St. Anthony’s celebrates after defeating Holy Trinity in Game 2 of the CHSAA...

St. Anthony’s celebrates after defeating Holy Trinity in Game 2 of the CHSAA baseball finals at Mitchel Athletic Complex on Sunday. Credit: Howard Simmons

After losing its second straight game to St. Dominic on April 10, the St. Anthony’s baseball coaches and captains held a pointed – yet necessary – two-hour team meeting.

“We started seeing that [coach Paul Parsolano] started losing a little bit of hope in us and maybe was going to start looking into building a new team for next year,” sophomore first baseman CJ Alfano said. “... We didn’t want that to happen because we knew the team that we were and we wanted to win.”

“It was kind of just like, we have to play better,” junior righthanded pitcher Lucas Miller recalled. “At that point, we were averaging three, four hits a game, and it was just like, we gotta turn this around. It’s now or never.”

The Friars’ response was resounding. St.

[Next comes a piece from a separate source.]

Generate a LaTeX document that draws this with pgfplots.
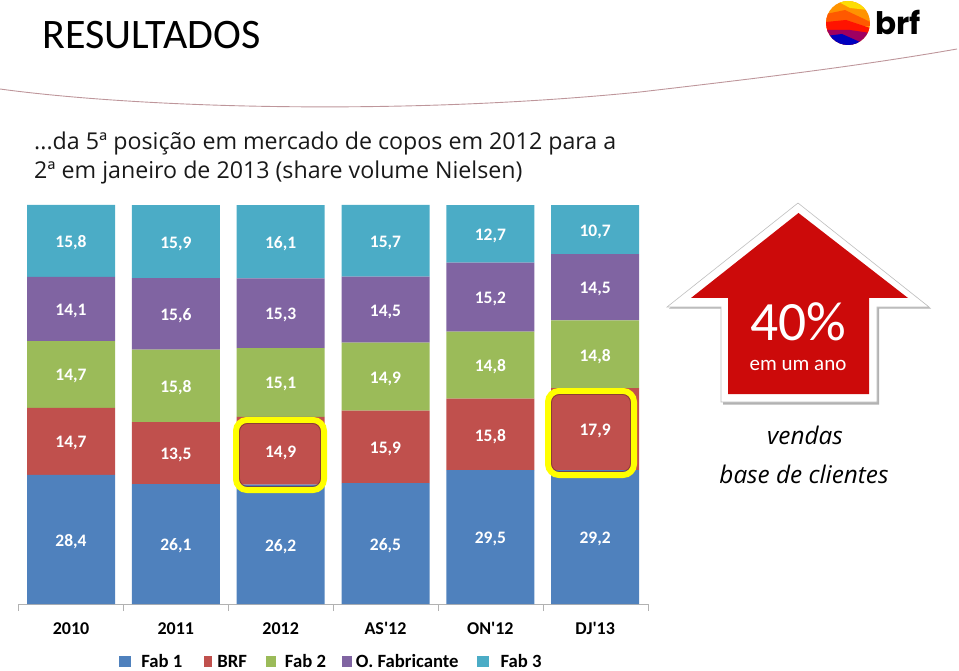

Anthony’s won 17 of its next 21 games, and the third-seeded Friars swept reigning state champion and No. 4 Holy Trinity in the best-of-three NSCHSAA finals on Sunday at Mitchel Field, 6-3 and 4-3 (nine innings), to win their first title in 24 years and fifth in program history.

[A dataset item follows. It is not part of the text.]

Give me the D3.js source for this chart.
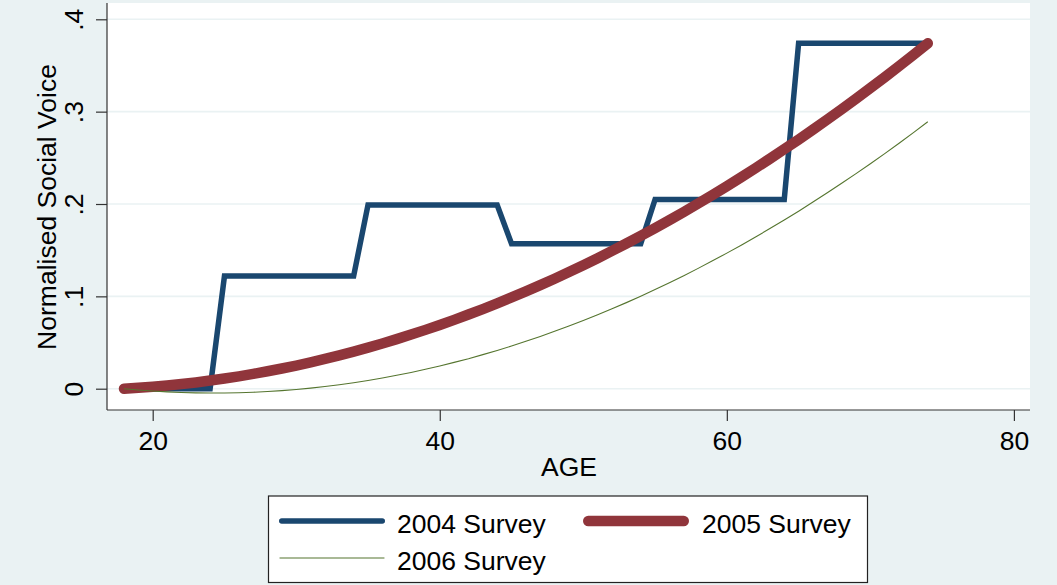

“The last one we got was in 2000, and that was when I was the assistant to John Newman, whose initials we’re actually wearing on our hat this year because Johnny passed over the [offseason],” said Parsolano, the Friars head coach since 2019 and an assistant from 1997-2007.

“For us to win this championship with his initials on the side of our hat this year, when the last one we won was when he was the head coach, it just makes it a full-circle lifetime situation. It really is literally a picture-perfect ending.”

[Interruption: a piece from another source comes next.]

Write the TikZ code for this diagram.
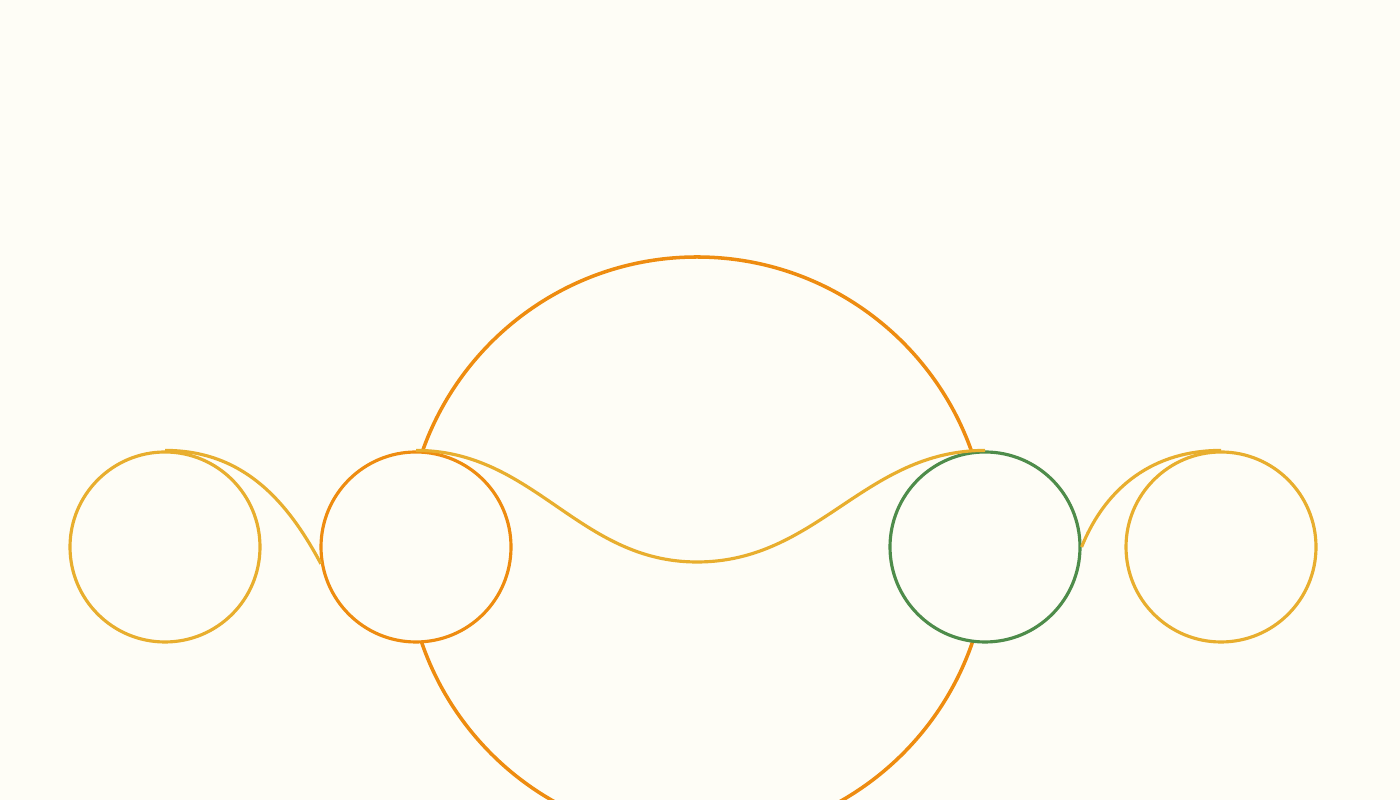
\documentclass[tikz,border=0pt]{standalone}
\usepackage{tikz}
\usetikzlibrary{positioning}
\definecolor{paper}{HTML}{FEFDF6}
\definecolor{ringorange}{HTML}{EE8C10}
\definecolor{ringyellow}{HTML}{E8AE2E}
\definecolor{ringgreen}{HTML}{4E8C4A}
\tikzstyle{ring} = [circle, minimum size=1.9cm, inner sep=0pt, fill=paper, line width=0.9pt]
\tikzstyle{bigring} = [circle, minimum size=5.82cm, inner sep=0pt, draw=ringorange, line width=1pt]
\tikzstyle{strand} = [draw=ringyellow, line width=0.9pt]

\begin{document}
\begin{tikzpicture}
   \clip (0,0) rectangle (14,8);
   \fill [paper] (0,0) rectangle (14,8);
   \node (big) [bigring] at (6.97,2.52) {};
   \coordinate (dip) at (6.97,2.38);
   \node (c1) [ring, draw=ringyellow] at (1.65,2.53) {};
   \node (c2) [ring, draw=ringorange] at (4.16,2.53) {};
   \node (c3) [ring, draw=ringgreen] at (9.85,2.53) {};
   \node (c4) [ring, draw=ringyellow] at (12.21,2.53) {};
   \draw [strand] (c1.north) to[out=0,in=118] (c2.190);
   \draw [strand] (c2.north) to[out=0,in=180] (dip) to[out=0,in=180] (c3.north);
   \draw [strand] (c3.east) to[out=68,in=180] (c4.north);
\end{tikzpicture}
\end{document}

Newman passed away at 67 on July 12, 2023, after a short battle with pancreatic cancer. Parsolano called the beginning of their time together “the golden era of the Catholic league,” and he was thinking about him a lot Sunday night as the Friars snapped the title drought.

Alfano was named championship series MVP, going 3-for-4 with four RBIs and a two-run homer in Game 1 and scoring a run in Game 2.

“Honestly, there are no words,” Alfano said. “Being so young, it’s really indescribable because I never thought it would happen. But it was definitely driven by a bunch of guys in the dugout, and most of them deserve it more than I do.”

In Game 2, Miller got the start. Miller, who pitched zero league innings all season, had a ganglion cyst removed from his shoulder in spring 2023 and had surgery in November to repair a torn labrum. He got the call Sunday and allowed just two hits and two earned runs in 4 ⅓ innings.

“It felt great that they had confidence in me to go out there and do my job, especially after not throwing for most of the season,” Miller said. “I felt like the whole team was behind me, just supporting me, and I had a little fan club throwing my bullpen.”

St. Anthony’s trailed 2-0 with two outs in the sixth inning of Game 2, but Phil Mazzola had an RBI fielder’s choice and Alex Bono hit an RBI single to even things. The game ultimately went to extras, and the teams traded runs in the eighth: St. Anthony’s scored on an E6 and Jalen Josey hit an RBI single for Holy Trinity.

Anthony Carlo finally scored the winning run on a ninth-inning passed ball, and Joe Pritchard shut the door with a one-inning save. Michael Carr came in from third base to make the final out with what Parsolano called a “Willie Mays-style” basket catch.

St. Anthony’s will play Archbishop Molloy in the CHSAA ‘AA’ state semifinal at Fordham on June 7.

“We’re like a family,” Alfano said. “There’s nothing that’s gonna stop us from winning that state championship.”